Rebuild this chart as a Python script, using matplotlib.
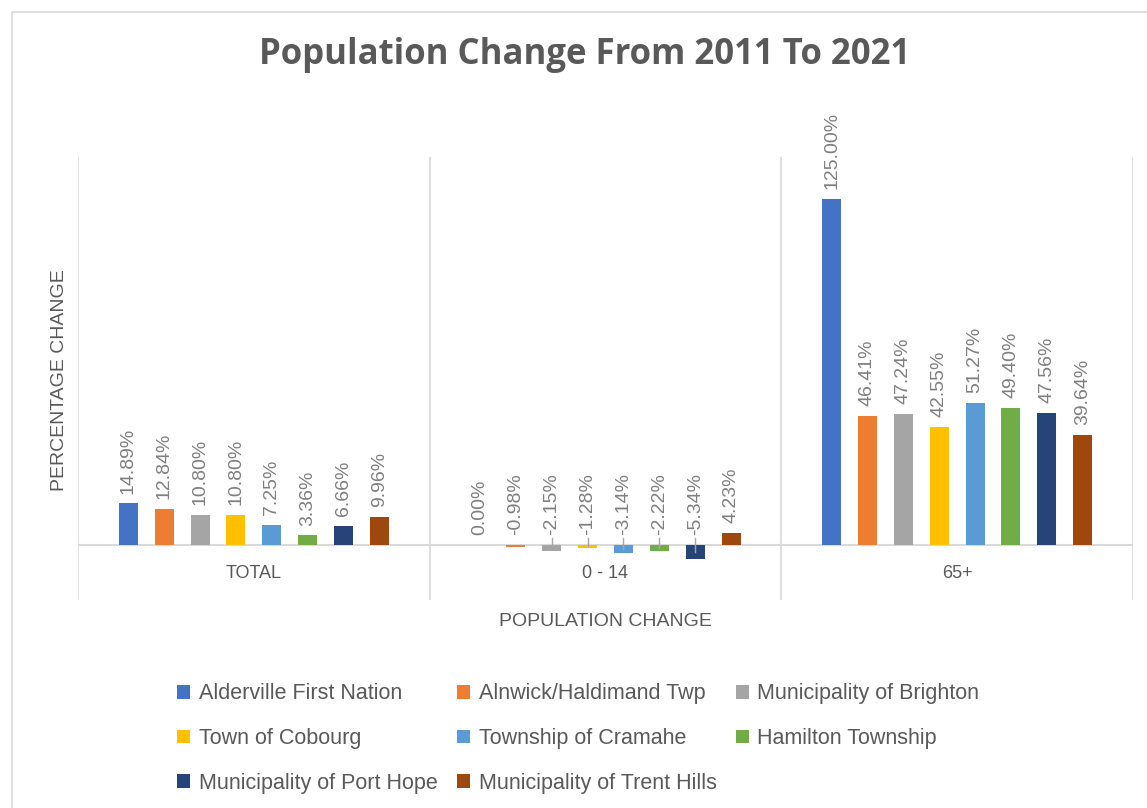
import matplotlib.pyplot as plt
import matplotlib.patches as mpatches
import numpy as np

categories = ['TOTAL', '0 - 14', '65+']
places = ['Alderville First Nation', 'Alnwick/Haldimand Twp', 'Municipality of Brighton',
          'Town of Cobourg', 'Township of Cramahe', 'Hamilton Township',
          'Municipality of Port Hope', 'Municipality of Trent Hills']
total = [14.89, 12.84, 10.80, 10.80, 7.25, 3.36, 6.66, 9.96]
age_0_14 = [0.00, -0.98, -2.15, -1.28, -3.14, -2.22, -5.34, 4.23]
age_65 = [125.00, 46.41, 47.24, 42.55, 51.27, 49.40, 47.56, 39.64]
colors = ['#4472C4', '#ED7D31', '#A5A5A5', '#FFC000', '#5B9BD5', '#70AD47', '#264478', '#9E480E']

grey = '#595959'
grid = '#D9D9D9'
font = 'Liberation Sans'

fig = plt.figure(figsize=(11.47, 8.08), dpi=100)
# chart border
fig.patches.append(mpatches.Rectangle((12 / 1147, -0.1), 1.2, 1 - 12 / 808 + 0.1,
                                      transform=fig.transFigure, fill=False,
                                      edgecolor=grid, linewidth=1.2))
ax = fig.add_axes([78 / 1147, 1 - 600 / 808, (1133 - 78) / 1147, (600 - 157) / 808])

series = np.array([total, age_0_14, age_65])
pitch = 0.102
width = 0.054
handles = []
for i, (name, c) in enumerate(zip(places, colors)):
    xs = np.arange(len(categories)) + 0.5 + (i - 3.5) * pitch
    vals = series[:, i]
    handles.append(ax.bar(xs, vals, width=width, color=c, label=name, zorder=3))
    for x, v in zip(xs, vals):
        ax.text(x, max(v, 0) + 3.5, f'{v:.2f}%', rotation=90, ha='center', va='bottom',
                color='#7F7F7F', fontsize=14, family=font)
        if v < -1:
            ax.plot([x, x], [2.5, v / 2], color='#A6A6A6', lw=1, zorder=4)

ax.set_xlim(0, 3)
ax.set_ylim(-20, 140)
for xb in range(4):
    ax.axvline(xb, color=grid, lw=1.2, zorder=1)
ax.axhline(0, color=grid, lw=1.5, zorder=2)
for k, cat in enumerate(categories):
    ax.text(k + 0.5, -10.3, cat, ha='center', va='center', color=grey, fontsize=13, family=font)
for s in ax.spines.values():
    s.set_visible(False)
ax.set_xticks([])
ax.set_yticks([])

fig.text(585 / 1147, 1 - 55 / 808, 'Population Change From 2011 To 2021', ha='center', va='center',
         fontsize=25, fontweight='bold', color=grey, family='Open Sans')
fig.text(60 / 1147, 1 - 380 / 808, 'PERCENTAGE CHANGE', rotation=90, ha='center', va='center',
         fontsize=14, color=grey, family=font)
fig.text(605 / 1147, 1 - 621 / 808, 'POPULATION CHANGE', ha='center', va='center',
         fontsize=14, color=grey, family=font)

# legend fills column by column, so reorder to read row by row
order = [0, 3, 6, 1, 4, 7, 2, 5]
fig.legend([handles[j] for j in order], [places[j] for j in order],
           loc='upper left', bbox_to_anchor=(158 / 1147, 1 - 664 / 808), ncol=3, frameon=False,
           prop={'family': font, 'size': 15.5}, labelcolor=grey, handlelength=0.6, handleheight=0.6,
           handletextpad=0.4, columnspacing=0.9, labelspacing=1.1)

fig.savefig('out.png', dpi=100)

# # #

• **What you need to do**
With all pictures left out, please transcribe exactly the lines from the start of the material through the line with "import numpy as np".

• **Full answer**
Rebuild this chart as a Python script, using matplotlib.
import matplotlib.pyplot as plt
import matplotlib.patches as mpatches
import numpy as np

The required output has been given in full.